ODM Secretary General Edwin Sifuna (left) Nasa CEO Norman Magaya (centre) and Mathare MP Anthony Oluoch addressing the press in Nairobi at a past event. Nasa has called on investigators to table names of perpetrators behind the Sh21 billion Arror and Kimwarer dam scandal.
The National Super Alliance Coalition wants the investigators unravelling the dam scandal to name the perpetrators who have siphoned Sh21 billion from taxpayers.
In a statement seen by Standard Digital on Wednesday evening, Nasa questions the manner in which billions of shillings were paid without due diligence before earth movers were moved to construction sites.
A statement signed by Nasa CEO Norman Magaya also questions how TheTreasury cleared a Sh21 billion to the Italian firm CMC di Ravenna before ensuring that there was available land for the construction.

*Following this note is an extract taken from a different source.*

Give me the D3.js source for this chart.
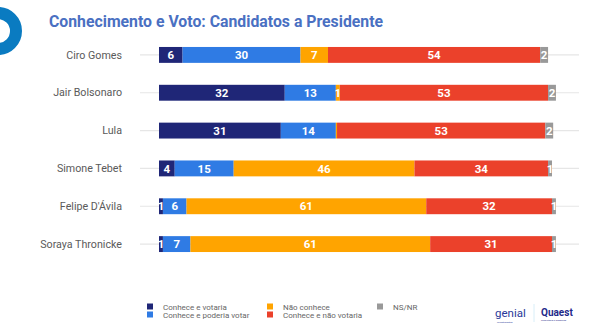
<!DOCTYPE html>
<html><head><meta charset="utf-8">
<script src="https://cdn.jsdelivr.net/npm/d3@7"></script>
<style>body{margin:0;background:#fff;}svg{display:block;font-family:Roboto,"Noto Sans",sans-serif;}</style>
</head><body><svg id="c" width="597" height="330"></svg>
<script>
const candidates = ["Ciro Gomes","Jair Bolsonaro","Lula","Simone Tebet","Felipe D'Ávila","Soraya Thronicke"];
const seriesNames = ["Conhece e votaria","Conhece e poderia votar","Não conhece","Conhece e não votaria","NS/NR"];
const colors = ["#1f2677","#2f7be4","#ffa400","#eb412b","#999999"];
const conheceVotaria = [6,32,31,4,1,1];
const conhecePoderia = [30,13,14,15,6,7];
const naoConhece = [7,1,0.3,46,61,61];
const conheceNaoVotaria = [54,53,53,34,32,31];
const nsnr = [2,2,2,1,1,1];
const labelsShown = [
  ["6","30","7","54","2"],
  ["32","13","1","53","2"],
  ["31","14","","53","2"],
  ["4","15","46","34","1"],
  ["1","6","61","32","1"],
  ["1","7","61","31","1"]
];
const series = [conheceVotaria, conhecePoderia, naoConhece, conheceNaoVotaria, nsnr];

const svg = d3.select("#c");
// decorative ring
svg.append("circle").attr("cx",-2).attr("cy",31).attr("r",18).attr("fill","none")
  .attr("stroke","#0a7bc1").attr("stroke-width",12);
svg.append("text").attr("x",49).attr("y",27).attr("fill","#4a70c2")
  .attr("font-size",15.8).attr("font-weight","bold").text("Conhecimento e Voto: Candidatos a Presidente");

const x = d3.scaleLinear().domain([0,100]).range([159,552]);
const y = d3.scaleBand().domain(candidates).range([36,263]).paddingInner(0.58).paddingOuter(0.29);

const rows = candidates.map((c,i)=>{
  let acc=0;
  return series.map((s,j)=>{const d={c,j,x0:acc,x1:acc+s[i],label:labelsShown[i][j]};acc+=s[i];return d;});
});

const g = svg.append("g");
// grid lines
g.selectAll("line.grid").data(candidates).join("line")
  .attr("x1",140).attr("x2",579)
  .attr("y1",d=>y(d)+y.bandwidth()/2).attr("y2",d=>y(d)+y.bandwidth()/2)
  .attr("stroke","#e6e6e6").attr("stroke-width",1.2);

// category labels
g.selectAll("text.cat").data(candidates).join("text")
  .attr("x",122).attr("y",d=>y(d)+y.bandwidth()/2).attr("dy","0.35em")
  .attr("text-anchor","end").attr("font-size",10.7).attr("fill","#5a5a5a").text(d=>d);

const segs = rows.flat();
g.selectAll("rect.seg").data(segs).join("rect")
  .attr("x",d=>x(d.x0)).attr("width",d=>x(d.x1)-x(d.x0))
  .attr("y",d=>y(d.c)).attr("height",y.bandwidth())
  .attr("fill",d=>colors[d.j]);
g.selectAll("text.val").data(segs.filter(d=>d.label)).join("text")
  .attr("x",d=>(x(d.x0)+x(d.x1))/2).attr("y",d=>y(d.c)+y.bandwidth()/2).attr("dy","0.36em")
  .attr("text-anchor","middle").attr("font-size",11.5).attr("font-weight","bold").attr("fill","#fff")
  .text(d=>d.label);

// legend
const legPos = [[147,307],[147,315],[267,307],[267,315],[377,307]];
const lg = svg.append("g");
seriesNames.forEach((n,i)=>{
  lg.append("rect").attr("x",legPos[i][0]).attr("y",legPos[i][1]-3.5).attr("width",6).attr("height",6).attr("fill",colors[i]);
  lg.append("text").attr("x",legPos[i][0]+16).attr("y",legPos[i][1]).attr("dy","0.35em")
    .attr("font-size",8).attr("fill","#666").text(n);
});
// logos as text
svg.append("text").attr("x",495).attr("y",317).attr("font-size",11.5).attr("fill","#2a3a9a").text("genial");
svg.append("text").attr("x",497).attr("y",323).attr("font-size",2.5).attr("fill","#2a3a9a").text("investimentos");
svg.append("line").attr("x1",534).attr("x2",534).attr("y1",304).attr("y2",322).attr("stroke","#d8eef8");
svg.append("text").attr("x",541).attr("y",316).attr("font-size",10).attr("font-weight","bold").attr("fill","#1f2a8a").text("Quaest");
svg.append("text").attr("x",541).attr("y",321).attr("font-size",2.5).attr("fill","#1f2a8a").text("consultoria e pesquisa");
</script></body></html>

It wonders how The Treasury bypassed crucial processes and on whose benefit was it acting.
“The only motivation for such irrational adventure was to facilitate quick payments of kickbacks to the perpetrators of monumental fraud,” reads part of the statement.
The Kerio Valley Development Authority has also been accused of failing to conduct due diligence to ascertain the suitability of Italian firm CMC di Ravenna to do the job.
Nasa has accused KVDA of being influenced by powerful government officials to sanction payments of huge sums in a dubious deal.
“There is no way KVDA would have had the audacity to initiate payments for such projects without political support at the highest level of government,” the statement adds.
Perpetrator?
The statement falls short of naming senior Rift Valley politicians as the masterminds of the deal.
Nasa states Arror and Kimwarer dam sites being in Elgeyo Marakwet, Rift Valley, there is a possibility that a powerful figure may have manipulated the KVDA to make controversial payments.
The statement reads: “It is improbable that all these transgressions could be executed without the knowledge and tacit facilitation of the senior politicians from the Rift Valley. The perpetrators of this scandal must have been working under a single powerful command in the execution of this fraud and plunder of public resources.”
While urging Kenyans to support the Director of the Criminal Investigations George Kinoti in investigating and prosecuting perpetrators, the Coalition has however asked the DCI to make the following disclosures:
It wants the DCI to reveal identities of facilities that received material from suppliers in Eldoret and names of owners of the constructions sites. It also wants the name of the hotel that received towels bought at a cost of millions of shillings and proprietors disclosed. Also, the names of account holders who received kickbacks be revealed as well as the bank involved.
Further, it wants the DCI to reveal the name of the politician alleged to have bought land at Sh1 billion and later sold it to Government for Sh6 billion through proxies. Lastly, the National Land Commission and KVDA be compelled to disclose more details to the deal.
On Tuesday, The DCI gave a jaw-dropping account on how cartels transferred over Sh4 billion kickbacks to offshore accounts in Britain, Italy and then back to Nairobi.
Italian firm CMC di Ravenna is at the centre of Sh21 billion scandal which is the latest scandal to rock Jubilee Government after the 2017 General Election.